Mainstream opposition parties have been more or less unanimous in accusing President Pervez Musharraf of partisanship after he installed caretaker governments at the centre and in the four provinces.

They contend that fair, free and transparent polls are not possible while the constitution continues to be suspended and the media gagged under emergency rule.

"The party has advised its candidates to file their nomination papers subject to a decision to be arrived at by all the other parties on whether to participate in or to boycott the polls," Babar said.

Concerted action

He said PPP candidates would withdraw their nominations if other parties decided to boycott the polls.

Bhutto has been in touch with other parties and had on Wednesday spoken to the top Pakistan Muslim League-Nawaz (PML-N) leadership. She also apparently spoke to exiled former prime minister Nawaz Sharif after whom the PML-N is named. Sharif was deported to Saudi Arabia in September when he returned to Pakistan.

PML-N is part of the All Parties Democratic Movement (APDM), an opposition coalition that includes the influential six-party Islamic alliance called Muttahida Majlis-e-Amal (MMA) and cricket legend Imran Khan's Tehreek-e-Insaaf (Movement for Justice) party and other groups.

Leaders of APDM components are due to meet tomorrow to discuss the political situation and to decide on their election participation.

Imran Khan's party, despite his consistent calls for a poll boycott, placed a large advertisement in newspapers yesterday inviting people interested in contesting polls on its ticket to send their applications to its headquarters in Islamabad. Khan, however, told the media yesterday that polls held under the Musharraf regime would be a "farce" and opposition parties joining the fray would only be aiding the military ruler's quest for legitimacy.

"There is no point in the opposition going into elections with our hands tied behind back," said Khan, after being released yesterday.

Khan said he had talked with Nawaz Sharif, MMA president Qazi Hussain Ahmad and some other opposition leaders and that the latter had agreed that a poll boycott was the right course to adopt to frustrate Musharraf's designs to prolong his rule.

PML-N camp gets active

PML-N central leader Ishaq Dar, a former federal minister, said yesterday he was travelling to Saudi Arabia for urgent consultations with Nawaz Sharif ahead of the APDM meeting.

Dar expressed the hope that Sharif and his brother Shahbaz would be back in Pakistan before the November 26 deadline to file their nomination papers.

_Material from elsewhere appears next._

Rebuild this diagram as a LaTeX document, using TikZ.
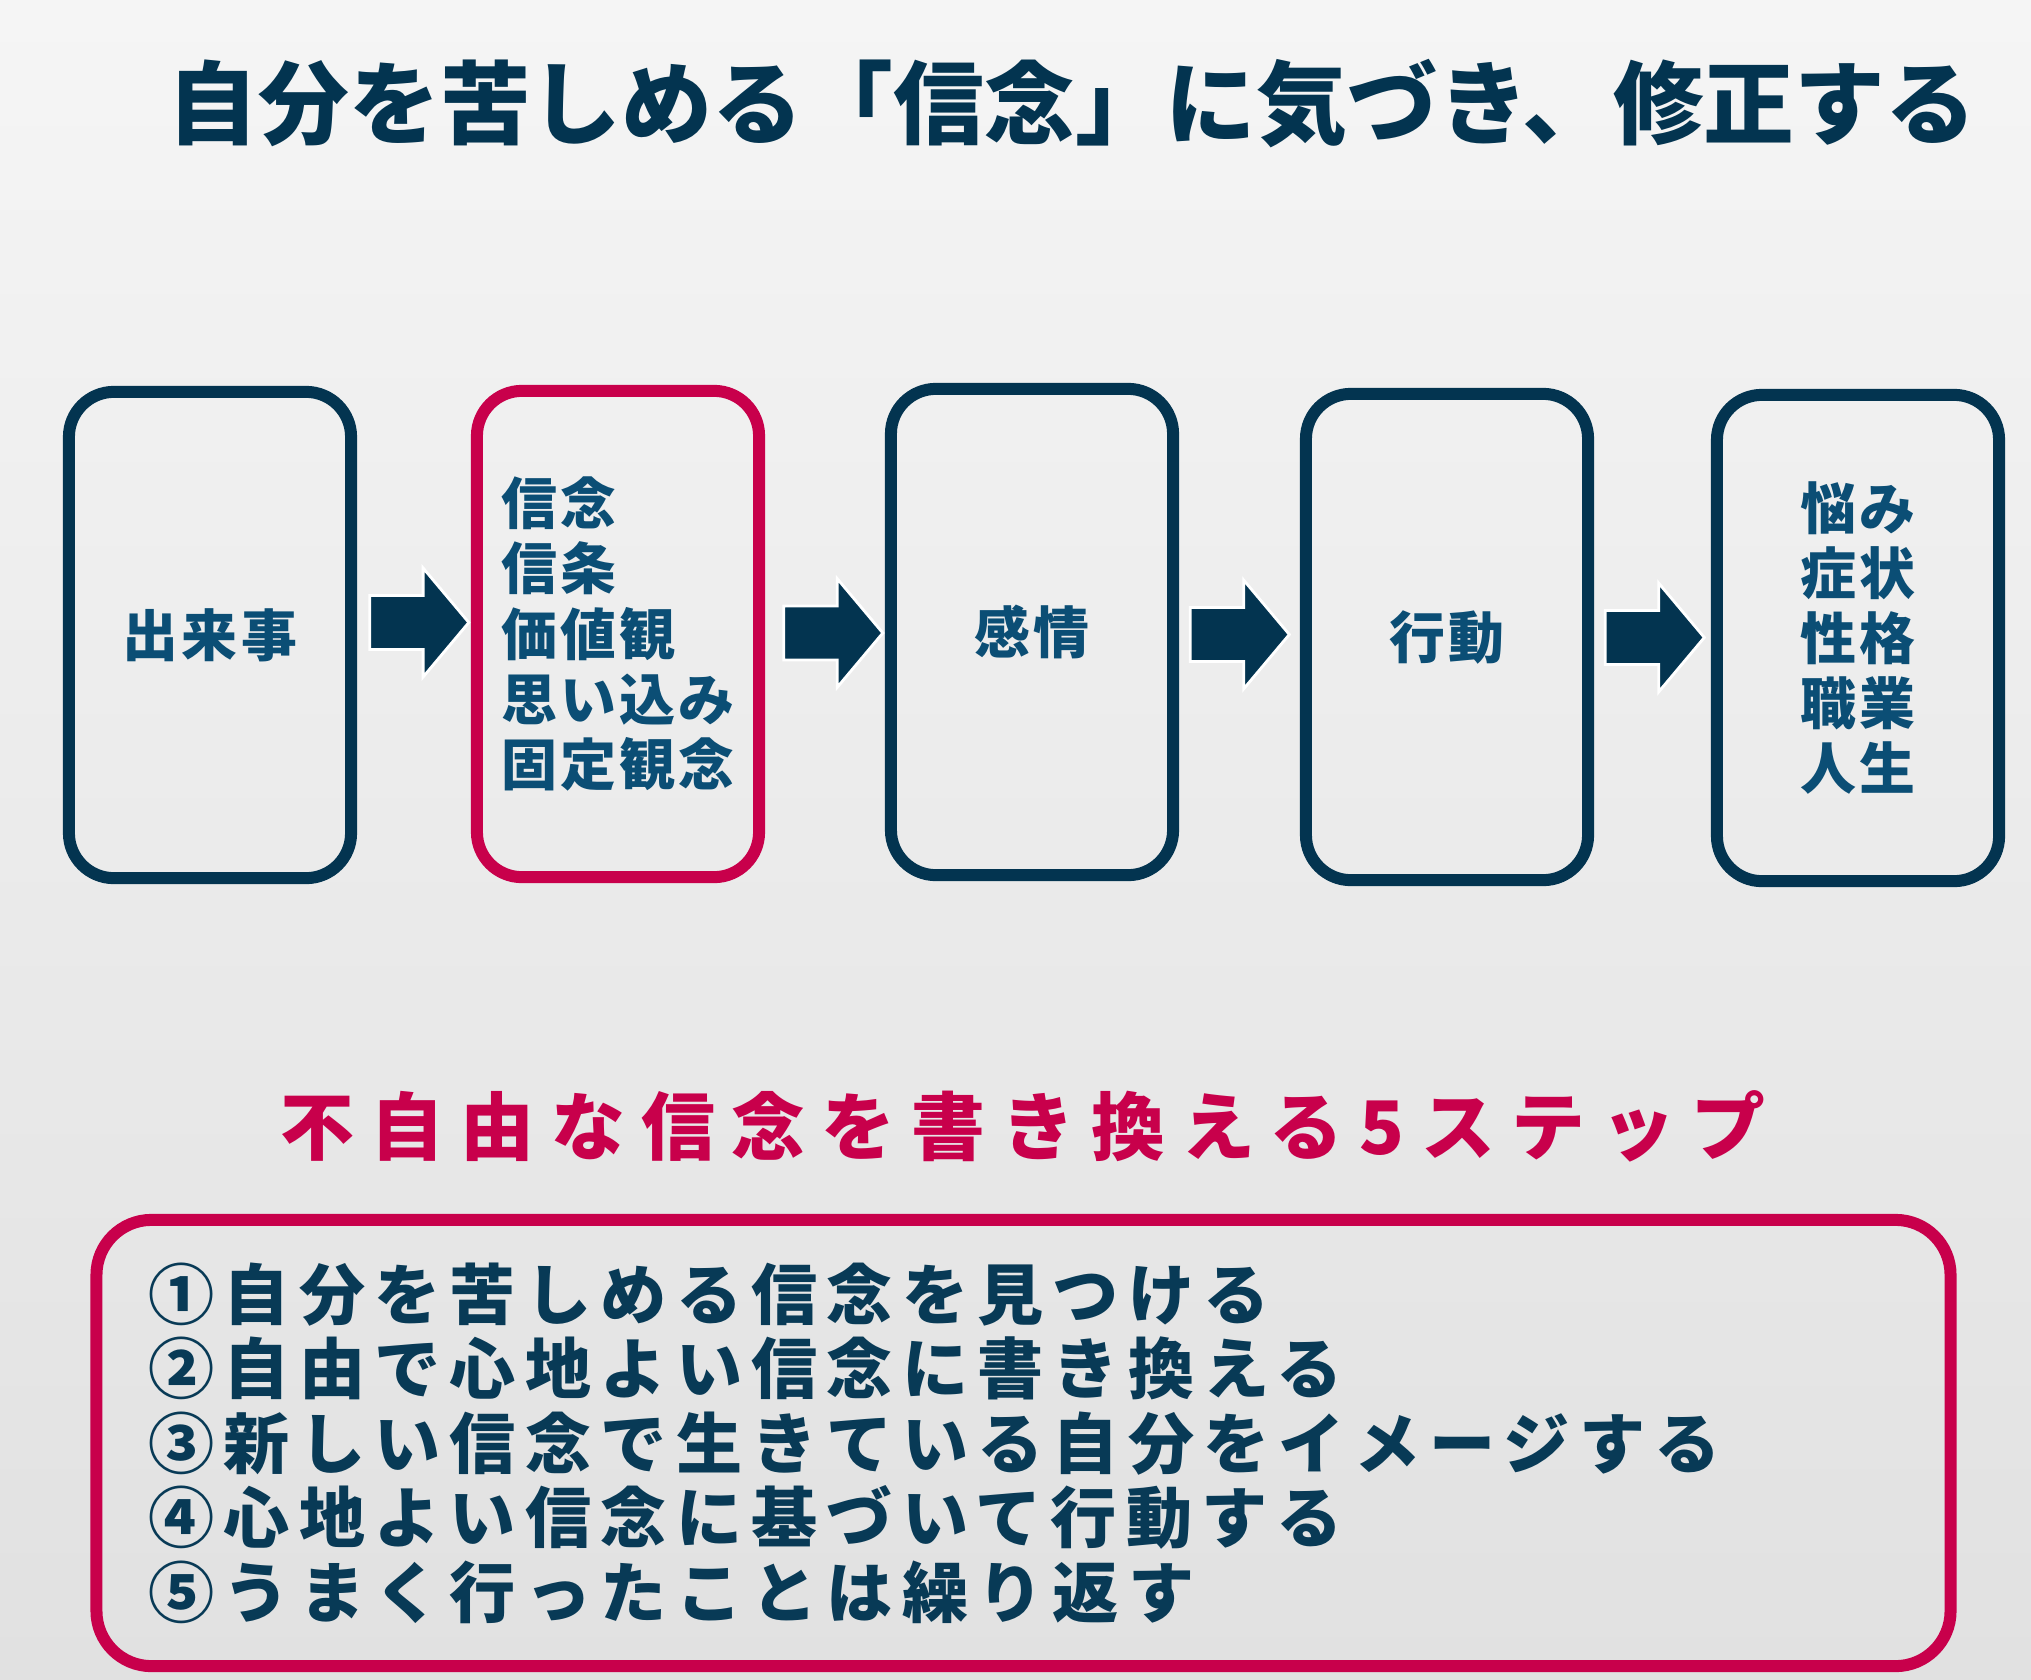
\documentclass[tikz,border=0pt]{standalone}
\usepackage{fontspec}
\setmainfont{Noto Sans CJK JP}
\newfontfamily\boxfont[LetterSpace=6]{Noto Sans CJK JP}
\newfontfamily\subfont[LetterSpace=22]{Noto Sans CJK JP}
\newfontfamily\stepfont[LetterSpace=14]{Noto Sans CJK JP}
\usetikzlibrary{shapes.arrows}
\usetikzlibrary{calc,positioning}

\definecolor{navy}{HTML}{033450}
\definecolor{inkblue}{HTML}{0B4E75}
\definecolor{crimson}{HTML}{C8004B}
\definecolor{stepnavy}{HTML}{083A56}
\definecolor{bgtop}{HTML}{F5F5F5}
\definecolor{bgbot}{HTML}{E1E1E1}

\begin{document}
\begin{tikzpicture}[x=0.01cm, y=-0.01cm,
                card/.style={rectangle, rounded corners=0.45cm, draw=navy, line width=0.12cm,
                    minimum width=2.82cm, minimum height=4.86cm, text=inkblue,
                    font=\boxfont\bfseries\fontsize{15.9pt}{18.5pt}\selectfont},
                keycard/.style={card, draw=crimson, align=left},
                flow/.style={single arrow, fill=navy, draw=white, line width=0.8pt, inner sep=0pt,
                    text height=0.51cm, text depth=0pt, minimum height=0.99cm,
                    single arrow head extend=0.275cm, single arrow tip angle=100},
                stepsbox/.style={rectangle, rounded corners=0.55cm, draw=crimson, line width=0.12cm,
                    minimum width=18.53cm, minimum height=4.46cm, text width=17.49cm, inner xsep=0.52cm,
                    align=left, text=stepnavy,
                    font=\stepfont\bfseries\fontsize{18.8pt}{21.2pt}\selectfont}
            ]
            \useasboundingbox (0,0) rectangle (2031,1679);
            \shade[top color=bgtop, bottom color=bgbot] (0,0) rectangle (2031,1679);

            \node[text=navy, font=\bfseries\fontsize{25.8pt}{28pt}\selectfont] (title) at (1072,104)
                {自分を苦しめる「信念」に気づき、修正する};

            % chain of cards
            \node[card] (event) at (210,635) {出来事};
            \node[keycard] (belief) at (618,634) {信念\\信条\\価値観\\思い込み\\固定観念};
            \node[card] (emotion) at (1032,632) {感情};
            \node[card] (action) at (1447,637) {行動};
            \node[card, align=center] (result) at (1858,638) {悩み\\症状\\性格\\職業\\人生};

            \node[flow] (f1) at ($(event.east)!.5!(belief.west)+(-6,-12)$) {};
            \node[flow] (f2) at ($(belief.east)!.5!(emotion.west)+(-3,0)$) {};
            \node[flow] (f3) at ($(emotion.east)!.5!(action.west)+(-11,0)$) {};
            \node[flow] (f4) at ($(action.east)!.5!(result.west)+(-9,0)$) {};

            % five steps
            \node[text=crimson, font=\subfont\bfseries\fontsize{21pt}{24pt}\selectfont] (subtitle) at (1023,1126)
                {不自由な信念を書き換える5ステップ};
            \node[stepsbox] (steps) at (1023.5,1443)
                {①自分を苦しめる信念を見つける\\
                 ②自由で心地よい信念に書き換える\\
                 ③新しい信念で生きている自分をイメージする\\
                 ④心地よい信念に基づいて行動する\\
                 ⑤うまく行ったことは繰り返す};
        \end{tikzpicture}
\end{document}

The Saudi royalty was also in favour of the Sharif brothers returning to their homeland to play their role in domestic politics, he said.

"The elections will have no credibility at all if the PML-N leadership is prevented from taking part in the polls," Dar said.

Analysts said the opposition was visibly divided on the issue of a poll boycott after MMA secretary-general Maulana Fazlur Rehman's public statement that his Jamiat Ulema Islam party would not stay away.